Do you realize that since I’ve been writing I haven’t mentioned Rick once? Oh, the horrors!! Well, it’s 5:30 so he should be walking by pretty soon. Nobody better be in here breaking my balls either. I WANT HIM!
I was over at C’s house for a couple of hours I CAN’T BELIEVE THESE FUCKING PEOPLE!! OF ALL THE FUCKING TIMES FOR STRANGE TO COME IN LOOKING FOR SHIRTS! WHO GIVES A FUCK ABOUT HER FUCKING LAUNDRY?? WHO GIVES A FUCK ABOUT WHEN TRASH NIGHT IS AND THAT SHE LIKES TO HAVE ALL HER TRASH TOGETHER!! DON’T SHE THINK THAT I KNOW ANYTHING ABOUT TRASH. 10 OF 6 RICK WALKS BY, LOOKS IN THE WINDOW TWICE AND I COULDN’T WAVE TO HIM!! AH MAN!! THAT’S IT! MY WHOLE DAY IS RUINED!!
RUINED!!
ALL BECAUSE OF SOME FUCKING ASS PUSSY NAMED STRANGE!! I’M SOOO PISSED OFF!! THAT’S IT! THE END!! MAYBE I’LL BE LUCKY AND HE’LL TAKE CLOTHES IN BUT I DOUBT IT!! I WAS BORN WITHOUT LUCK!! I’M CONVINCED!!
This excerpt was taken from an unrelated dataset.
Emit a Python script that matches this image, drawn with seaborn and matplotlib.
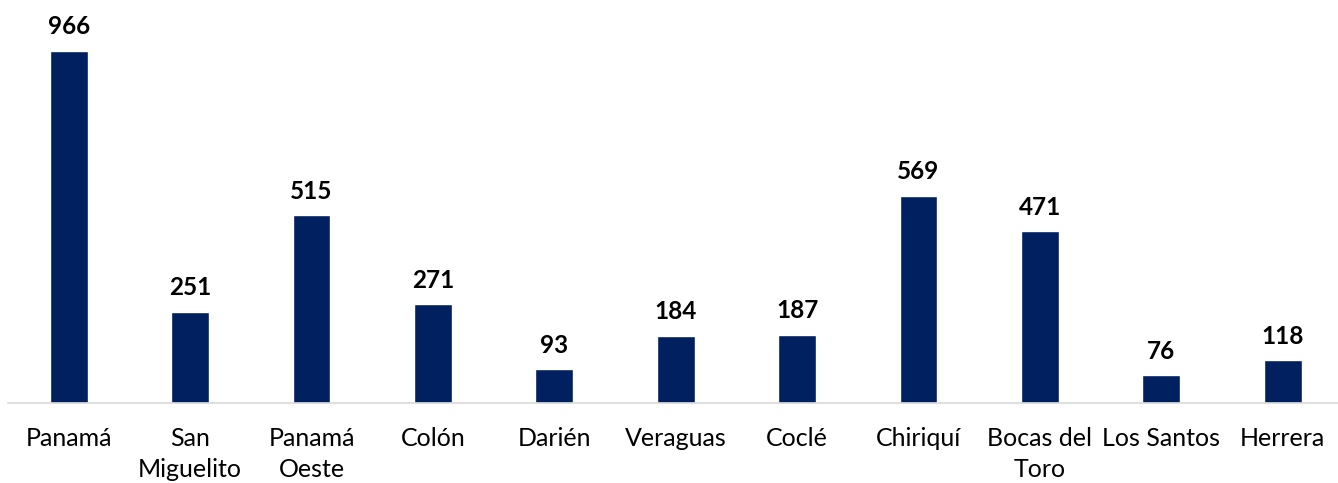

Um.. can anyone say PSYCHO?? Jesus!! Talk about an over the top reaction, huh? This for a guy that I hadn’t even had a conversation with until then!! ROFLMAO!!
Mind you.. these tantrum was written in 3 inch letters with the RUINED!!!! about half the page!! OMG.. sooo ridiculous and awfully, Glenn Close-ish, huh??